Variations and Serving Suggestions
While Parmesan risotto is a classic, the beauty of risotto lies in its versatility. Here are a few ideas to customize your risotto:
- White Wine Risotto: For a richer flavor, deglaze the pan with ½ cup of dry white wine after toasting the rice and before adding the stock. Let the wine absorb completely before proceeding with the stock.
- Vegetarian Risotto: Easily make this recipe vegetarian by using vegetable broth instead of chicken broth.
- Mushroom Risotto: Sauté sliced mushrooms with the onions, or add cooked mushrooms towards the end of cooking.
- Seafood Risotto: Add cooked shrimp, scallops, or mussels during the last few minutes of cooking.
- Lemon Risotto: Add lemon zest and lemon juice at the end for a bright and zesty flavor.
Risotto can be served as a primi (first course) in a traditional Italian meal or as a satisfying main course.

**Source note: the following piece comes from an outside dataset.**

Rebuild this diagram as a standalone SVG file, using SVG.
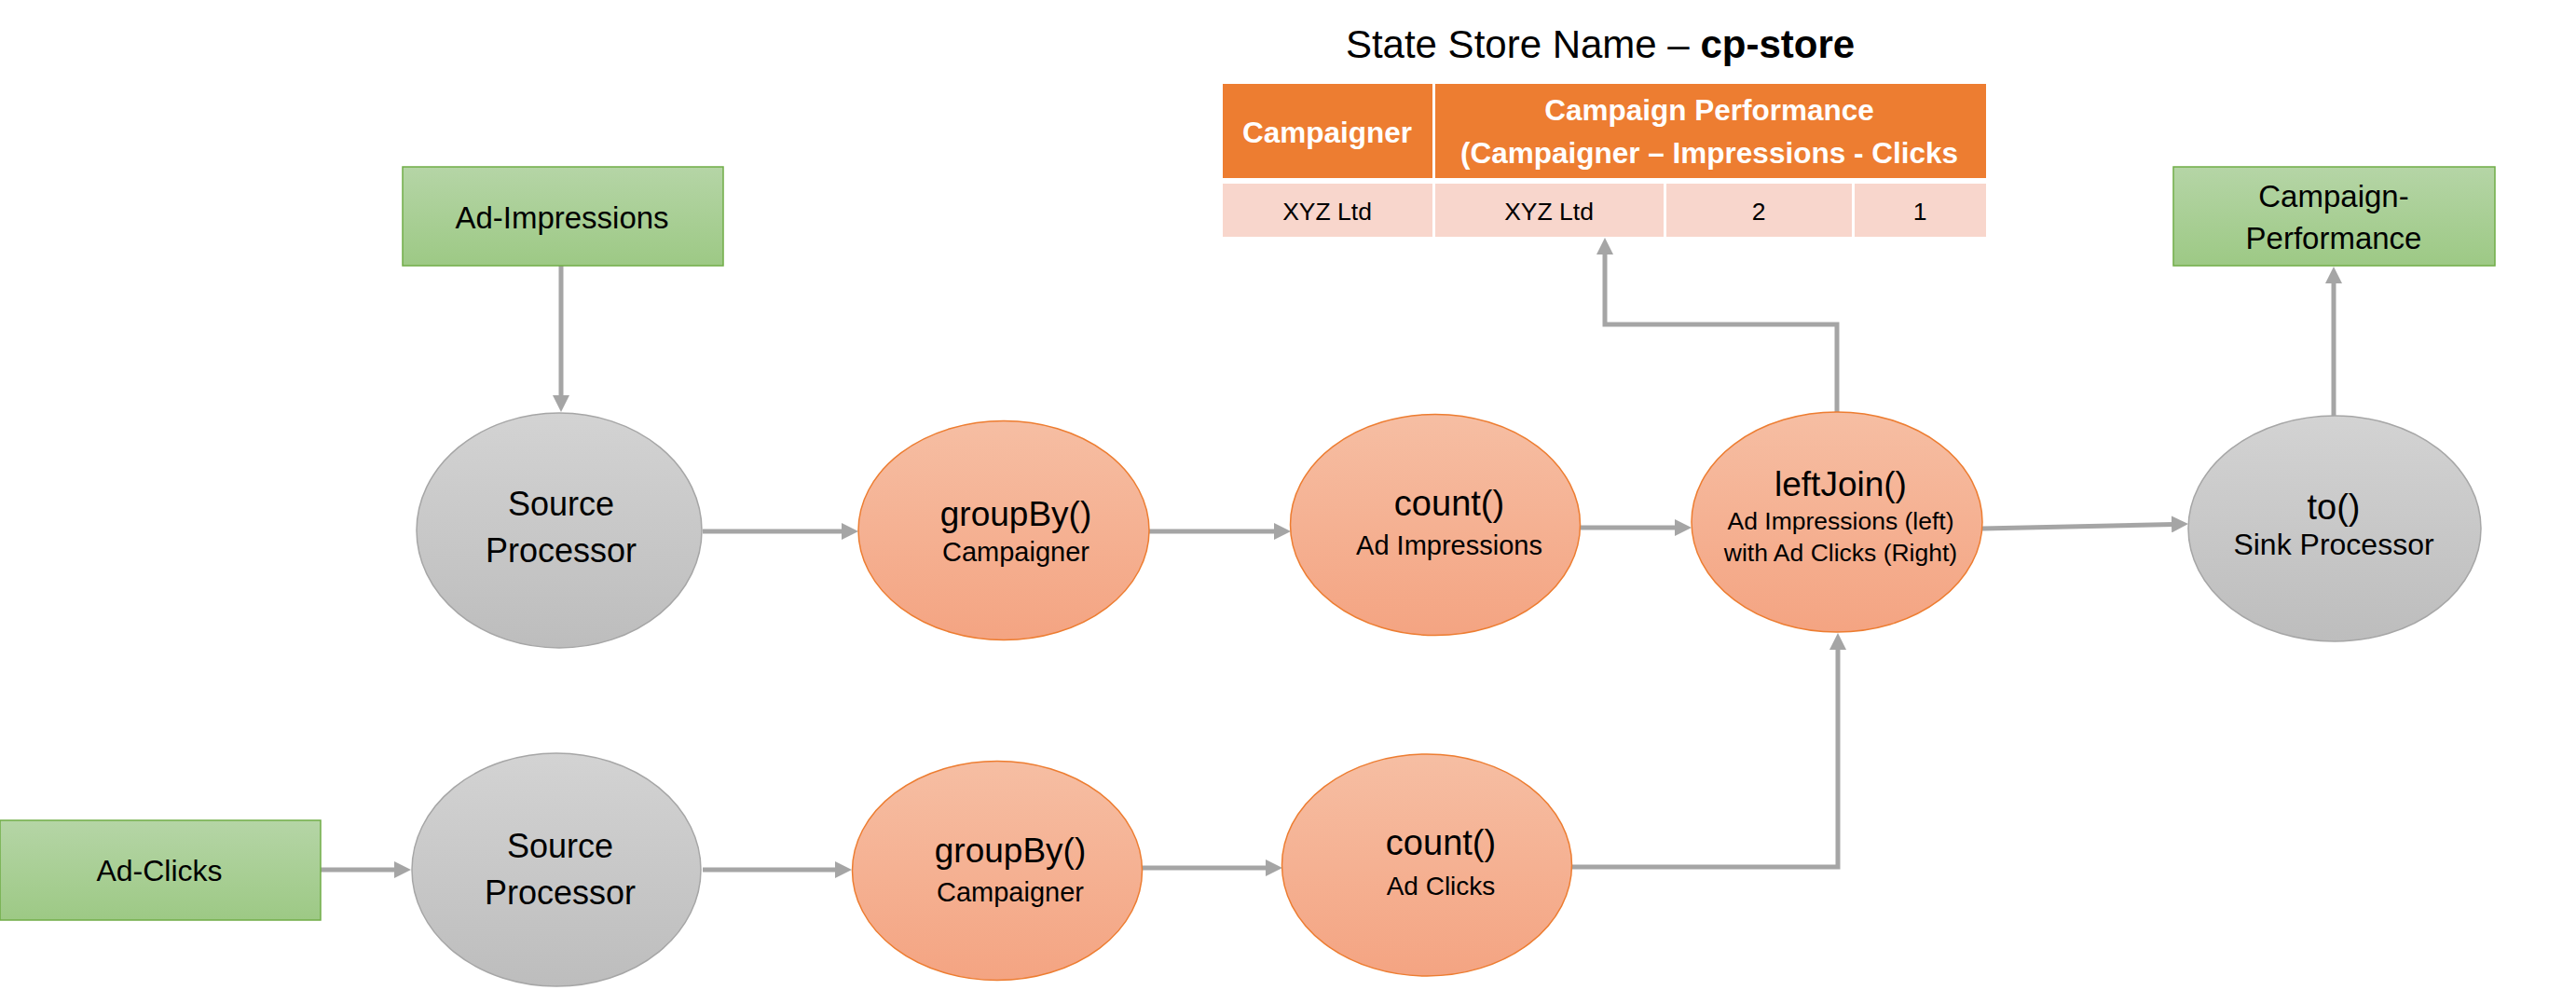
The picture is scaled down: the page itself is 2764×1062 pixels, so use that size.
<svg xmlns="http://www.w3.org/2000/svg" width="2764" height="1062" viewBox="0 0 2764 1062">
<style>
text{font-family:"Liberation Sans",Arial,sans-serif;fill:#000;text-anchor:middle}
.conn{fill:none;stroke:#A5A5A5;stroke-width:5;stroke-linejoin:miter}
.arr{marker-end:url(#ah)}
.gray{fill:url(#gGray);stroke:#A6A6A6;stroke-width:1.5}
.org{fill:url(#gOrg);stroke:#ED7D31;stroke-width:1.5}
.box{fill:url(#gGreen);stroke:#70AD47;stroke-width:1.5}
.t1{font-size:37px}
.t2{font-size:29px}
.tb{font-size:33px}
.hd{fill:#fff;font-weight:bold;font-size:31.5px}
.cell{font-size:26.5px}
</style>
<defs>
<linearGradient id="gGray" x1="0" y1="0" x2="0" y2="1"><stop offset="0" stop-color="#D3D3D3"/><stop offset="1" stop-color="#BDBDBD"/></linearGradient>
<linearGradient id="gOrg" x1="0" y1="0" x2="0" y2="1"><stop offset="0" stop-color="#F6BEA3"/><stop offset="1" stop-color="#F4A482"/></linearGradient>
<linearGradient id="gGreen" x1="0" y1="0" x2="0" y2="1"><stop offset="0" stop-color="#B5D5A6"/><stop offset="1" stop-color="#9DC985"/></linearGradient>
<marker id="ah" markerUnits="userSpaceOnUse" markerWidth="18" markerHeight="18" viewBox="0 0 18 18" refX="2" refY="9" orient="auto"><path d="M0,0 L18,9 L0,18 z" fill="#A5A5A5"/></marker>
</defs>
<rect width="2764" height="1062" fill="#fff"/>

<g id="title">
<text x="1717" y="62" font-size="42">State Store Name – <tspan font-weight="bold">cp-store</tspan></text>
</g>

<g id="state-store-table">
<rect x="1312" y="90" width="225" height="101" fill="#ED7D31"/>
<rect x="1540" y="90" width="591" height="101" fill="#ED7D31"/>
<rect x="1312" y="197" width="225" height="57" fill="#F8D6CC"/>
<rect x="1540" y="197" width="245" height="57" fill="#F8D6CC"/>
<rect x="1788" y="197" width="199" height="57" fill="#F8D6CC"/>
<rect x="1990" y="197" width="141" height="57" fill="#F8D6CC"/>
<text class="hd" x="1424" y="153">Campaigner</text>
<text class="hd" x="1834" y="129">Campaign Performance</text>
<text class="hd" x="1834" y="175">(Campaigner – Impressions - Clicks</text>
<text class="cell" x="1424" y="236">XYZ Ltd</text>
<text class="cell" x="1662" y="236">XYZ Ltd</text>
<text class="cell" x="1887" y="236">2</text>
<text class="cell" x="2060" y="236">1</text>
</g>

<g id="connectors">
<path class="conn arr" d="M602,285 V426"/>
<path class="conn arr" d="M754,570 H905"/>
<path class="conn arr" d="M1233,570 H1369"/>
<path class="conn arr" d="M1696,566 H1799"/>
<path class="conn arr" d="M2127,567 L2332,562.4"/>
<path class="conn arr" d="M2504,447 V302"/>
<path class="conn arr" d="M1971,442 V348 H1722 V271"/>
<path class="conn arr" d="M344,933 H425"/>
<path class="conn arr" d="M754,933 H898"/>
<path class="conn arr" d="M1225,931 H1360"/>
<path class="conn arr" d="M1687,930 H1972 V695"/>
</g>

<g id="ad-impressions">
<rect class="box" x="432" y="179" width="344" height="106"/>
<text class="tb" x="603" y="245">Ad-Impressions</text>
</g>

<g id="campaign-performance">
<rect class="box" x="2332" y="179" width="345" height="106"/>
<text class="tb" x="2504" y="222">Campaign-</text>
<text class="tb" x="2504" y="267">Performance</text>
</g>

<g id="ad-clicks">
<rect class="box" x="0" y="880" width="344" height="107"/>
<text x="171" y="945" font-size="32">Ad-Clicks</text>
</g>

<g id="source-processor-1">
<ellipse class="gray" cx="600" cy="569" rx="153" ry="126"/>
<text x="602" y="553" font-size="36">Source</text>
<text x="602" y="603" font-size="36">Processor</text>
</g>

<g id="groupby-1">
<ellipse class="org" cx="1077" cy="569" rx="156" ry="117.5"/>
<text class="t1" x="1090" y="564">groupBy()</text>
<text class="t2" x="1090" y="602">Campaigner</text>
</g>

<g id="count-1">
<ellipse class="org" cx="1540" cy="563" rx="155.5" ry="118.5"/>
<text x="1555" y="553" font-size="38">count()</text>
<text class="t2" x="1555" y="595">Ad Impressions</text>
</g>

<g id="leftjoin">
<ellipse class="org" cx="1971" cy="560" rx="156" ry="118"/>
<text class="t1" x="1975" y="532">leftJoin()</text>
<text x="1975" y="568" font-size="26.5">Ad Impressions (left)</text>
<text x="1975" y="602" font-size="26.5">with Ad Clicks (Right)</text>
</g>

<g id="sink-processor">
<ellipse class="gray" cx="2505" cy="567" rx="157" ry="121"/>
<text x="2504" y="557" font-size="38">to()</text>
<text x="2504" y="595" font-size="32">Sink Processor</text>
</g>

<g id="source-processor-2">
<ellipse class="gray" cx="597" cy="933" rx="155" ry="125"/>
<text x="601" y="920" font-size="36">Source</text>
<text x="601" y="970" font-size="36">Processor</text>
</g>

<g id="groupby-2">
<ellipse class="org" cx="1070" cy="934" rx="155.5" ry="117.5"/>
<text class="t1" x="1084" y="925">groupBy()</text>
<text class="t2" x="1084" y="967">Campaigner</text>
</g>

<g id="count-2">
<ellipse class="org" cx="1531" cy="928" rx="155.5" ry="119"/>
<text x="1546" y="917" font-size="38">count()</text>
<text x="1546" y="960" font-size="28">Ad Clicks</text>
</g>
</svg>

It pairs beautifully with:
- Grilled or Roasted Meats: Serve alongside pan-seared steak, roasted chicken, or grilled salmon.
- Seafood: Risotto is a natural partner for seafood like scallops, shrimp, or grilled fish.
- Vegetables: Roasted vegetables like asparagus, zucchini, or bell peppers complement the richness of risotto.
- Simple Salad: A light and fresh green salad provides a nice contrast to the creamy risotto.
With a little practice and attention to these tips, you’ll be making restaurant-quality risotto in your own kitchen in no time. Enjoy the process and savor the delicious, creamy reward!